We’re all in this together. The dead man who made a life celebrating sexism putting women in costumes that contained rabbit ears, who hijacked the sexual imaginations of countless young men, the men brought forward now who have abused and are now being made examples of in the press. But don’t make scapegoats of these. They are as I said, not an anomaly! The system must change . . . inside and outside — inside of me, inside of you.

 

I know that to heal, for us, humans to heal, I must love my neighbor as myself. As you know, I don’t need to like my neighbor, but I choose to love and work out the places where I feel revulsion. Because I do feel revulsion at least in one instance.
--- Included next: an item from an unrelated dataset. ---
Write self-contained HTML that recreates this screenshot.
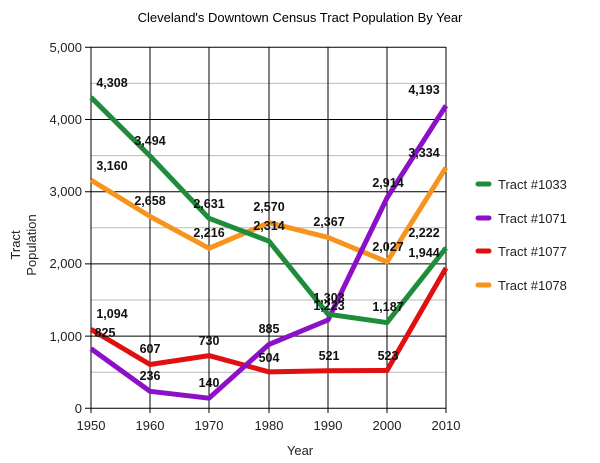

What part of me am I disowning and revolted by? I’m looking here, rather than projecting on someone else. The late, profound explorer of the psyche Carl Gustav Jung said it so well (any mistakes are my own paraphrase): “The child lives in the parent’s unconscious. Let’s allow the light to shine on our shadows. Unearth the darkness the monsters from the deep — after all, Creation came out of, according to the Jewish Testament, from the depths of the deep . . . – something good can come of this. I promise.

 

Right now I too am very angry and having a hard time connecting, but I know, in the very depths of my heart, and being, that connection is the most precious commodity on this planet, and maybe on this whole wide universe. It’s the only thing that will save us. Don’t judge me by my body. Don’t judge me by my age. Don’t judge me by my parental status. Don’t judge me by my intelligence. Don’t judge me at all. And I commit to stop judging you. And maybe I’ll stop judging myself. Signed, a human being just like you.